There are reasons for that which I'm not interested in going into too much detail about here right now. But here is the quick and dirty version. First, the national Democratic Party is too distracted with its own leadership issues to throw a bunch of resources and attention into a long shot race in Louisiana. Campbell benefited from  an influx of money during the runoff. But this was mostly independent national donors and celebrities desperate to DO SOMETHING after the Trump win. The party wasn't really heading that up. But, again, they really weren't in a position to.

Meanwhile, the Louisiana Democratic Party never really saw Campbell as its guy in the first place. I wrote about this during the primary when party insiders were rallying around Caroline Fayard's thoroughly despicable smear campaign against Foster. Subsequently their support for Foster in the runoff was reluctant and lukewarm.

In the future, the Louisiana Democrats are going to have to decide whether they want to be a party that represents the poor and working people of this state or if they want to keep on raising money from wealthy interests in the oil and tourism industries.  There's more to their dislike of Campbell than just this but his outward antagonism towards the oil companies is a bit too reckless for the careerists and fundraisers in their little club.  There's a reckoning to come there. But that's for a later time.
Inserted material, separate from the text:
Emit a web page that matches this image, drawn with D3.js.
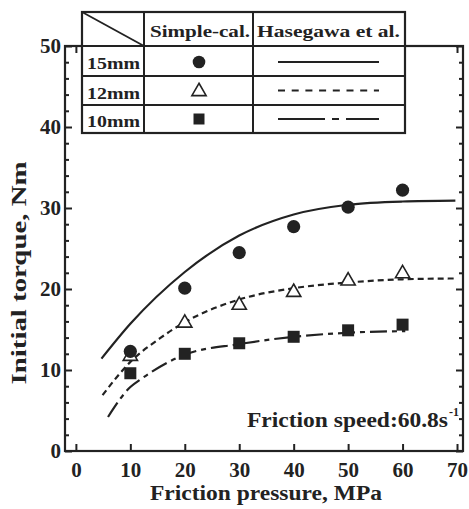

In 2016 it just means that there wasn't any will to get out the vote necessary to save this seat.  And now the slimiest empty suit in the state is a US Senator.

The news was better in Orleans Parish where the necessary millages passed and the judicial race went off as well as could be expected.

Elsewhere around the state, matters were different.
In his first bid for public office, Clay Higgins — known as the Cajun John Wayne — defeated political veteran Scott Angelle on Saturday night in the contest to become Acadiana’s congressman.

Higgins, who ran as a tough-talking outsider, soundly beat Angelle, who was the presumptive front-runner since entering the race, by about 7,000 ballots, or 12 percent of the total vote, according to the Secretary of State's complete but unofficial tally.
Not shedding any tears for Angelle but, well, congratulations, LA-03, you've proven once again that we are living in a cuckoo clock.  Here. Meet your new congressman.  He prefers to be paid in cash.
After he became famous in early 2015, Higgins began exploiting his position in the sheriff’s department to sell t-shirts and mugs, negotiate paid talk show appearances, paid speeches, paid advertisements, and even a reality television show, Higgins’ emails reveal. He did all of this on his government email account during work hours without the permission or knowledge of his supervisors. Higgins also appears to have attempted to conceal his earnings from the IRS in order to avoid wage garnishment for unpaid taxes. Whether those actions constitute tax fraud is unclear.

“I get paid 1500 for a television production and a grand for a radio production, plus 150 an hour travel time and an additional grand for a photo session,” Higgins wrote in an email to Tony Morrow, a lawyer in Lafayette, Louisiana, who he had agreed to film television ads for. “That’s a total of 10 grand for the eight productions.”

But Higgins added an unusual request. “I prefer to get paid in cash,” he wrote. “I have my reasons for preferring cash, reasons best discussed, if need be, in person.”

Higgins did not report this money in financial disclosure forms for his campaign.
In any other year, this would be a major national story about goofball Louisiana politics.  Now it's just part of the whole mess.  I don't even know if that's worse or not.

Anyway, look. If you voted, canvassed, phone banked, drove people to the polls, or just yelled at someone for being wrong on the internet  in 2016, you shouldn't let these results discourage you from getting right back at it.  It's been a bad year, but sometimes, very often in fact, the bear does sup on your delicious chickeny goodness. It would be wrong to conclude from this that all we have left to do is continue sinking into authoritarian fascism, the Gulf of Mexico, the plot of Robocop, or whatever nihilistic thing you're certain is right around the corner now.   Those things might, in fact be on the way, but you don't have to sit and wait for them.  We'll be electing a new mayor and city council in 2017. That should give us plenty to think about for a while.